What has thrilled audiences and critics alike is just how completely the production commits to the play's blend of bawdy farce and feminist conviction. Veronica del Cerro anchors the show with commanding grace, playing Aphra with verve, drive, and a tenderness that makes her ability to enchant even royalty entirely believable. Around her, Michael Kevin Darnall and Irene Hamilton are getting raves for their virtuosic role-juggling. Darnall takes on three wildly different parts (a preening King Charles, a swaggering William Scot, and a scene-stealing turn in dowager drag as theater manager Lady Davenant) while Hamilton swings from a charmingly gamine, libidinous Nell Gwynne to a deliciously dull serving woman, with a stop along the way as Aphra's jailer. The role-playing within the role-playing is one of the production's purest pleasures.

Stockman's direction has been called effervescent, and the staging keeps the comedy moving at a lightning clip without losing the play's heart. The wordless mime interludes set to music (cleverly designed to cover what must be frantic offstage costume swaps) have emerged as some of the most delightful moments of the evening.

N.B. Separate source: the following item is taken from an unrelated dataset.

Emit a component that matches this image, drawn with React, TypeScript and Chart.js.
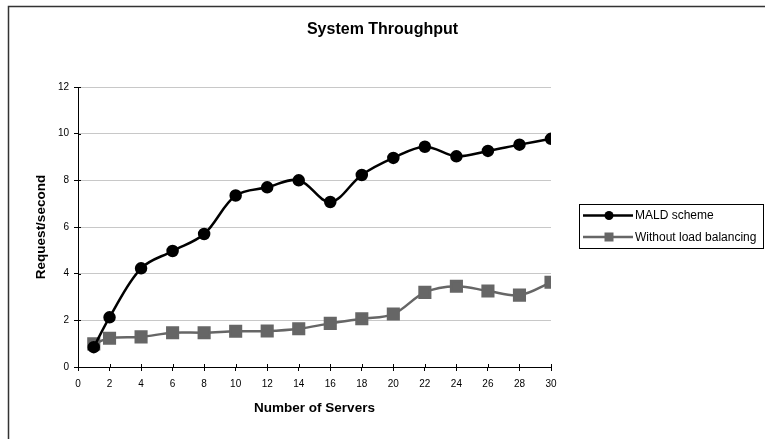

The design work has earned consistent praise across the board: Tiffani I. Sydnor's quaint wood-and-brick scenic design, Danielle Preston's glorious period costumes, Ben Harvey's atmospheric lighting, Sarah O'Halloran's lilting Renaissance-inflected sound design, and Sierra Young's intimacy direction, which keeps a play full of kissing, bedroom near-misses, and libertine energy grounded in a refreshingly modern ethic of consent. Mark Jaster's movement work ties the whole physical comedy together.

What ultimately lingers is the play's optimistic, generous vision: a celebration of art, friendship, sexual freedom, and a woman determined not to let love (or men, or money, or anything else) stop her from doing the work she was put on earth to do. Running approximately one hour and 40 minutes with no intermission, "Or," is a sumptuous, ribald, big-hearted night at the theater that confirms Constellation's reputation for telling big stories in intimate spaces.

"Or," plays through June 7, 2026, at the Atlas Performing Arts Center, 1333 H Street NE, Washington, DC.